Microsoft has agreed a deal to buy Nokia's mobile phone business for 5.4bn Euros. Nokia will also license its patents and mapping services to Microsoft. Nokia shares jumped 35% on the news, whereas Microsoft's fell more than 5%. The purchase is set to be completed in early 2014, when about 32.000 Nokia employees will transfer to Microsoft.
Nokia has fallen behind rivals Samsung and Apple, while critics say Microsoft has been slow into the mobile market.
Describing the deal as a big, bold step forward, Microsoft chief executive Steve Ballmer told the BBC that his company was in the process of transforming itself from one that was known for software and PCs, to a company that focuses on devices and services.
We've done a lot of great work in the two-and-a-half years that we've been in partnership with Nokia, going literally from no phones to 7.4 million smart Windows phones in the last quarter that was reported, he said.
But he admitted: We have more work to do to expand the range of applications on our product.
Microsoft, one of the biggest names in the technology sector, has struggled as consumers have shunned traditional PCs and laptops in favour of smart-phones and tablet PCs.

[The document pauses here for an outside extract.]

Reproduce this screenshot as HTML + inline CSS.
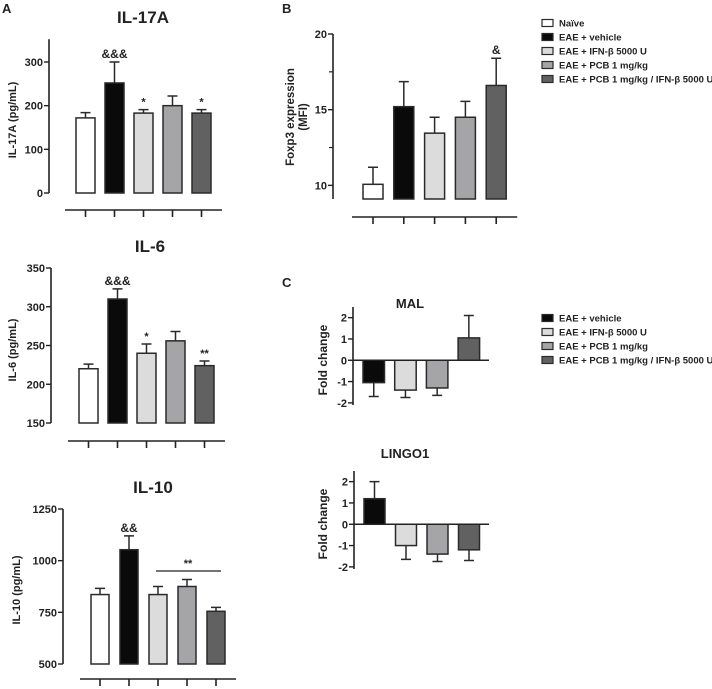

Critics say the firm has been too slow to respond to the booming market for mobile devices. It launched its Surface tablet PCs last year, but sales of the devices have been relatively slow. Analysts said that the company wanted to make sure that it got its strategy right in the mobile phone market.
Nokia was once a leader in mobile phones, but the firm's sales fell 24% in the three months to the end of June from a year earlier. It sold 53.7 million mobile phones during the quarter, down 27% on last year. However, sales of its new Lumia phones, which run a Microsoft operating system, rose during the period.
Microsoft has also agreed a 10-year licensing arrangement with Nokia to use the Nokia brand on current mobile phone products.
Nokia also announced changes to its leadership team as a result of the sale. Stephen Elop will step down as president and chief executive of Nokia Corporation and resign from the company's board.
The firm said that he would become the executive vice president of the Devices & Services unit, adding that it expected him to transfer to Microsoft at the anticipated closing of the deal.
The transfer of Mr Elop to Microsoft comes at a time when the company is looking for a new chief executive. The current head of Microsoft, Steve Ballmer, announced last week that he would be retiring and is expected to leave the company within the next 12 months.
Summing up his tenure at the helm of one of the world's largest technology companies, he told the BBC: I'm pleased with what we've achieved; I'm pleased with the level of innovation we've brought to intelligent devices around the globe. But there's always another challenge and with this acquisition we'll take things up to the next level.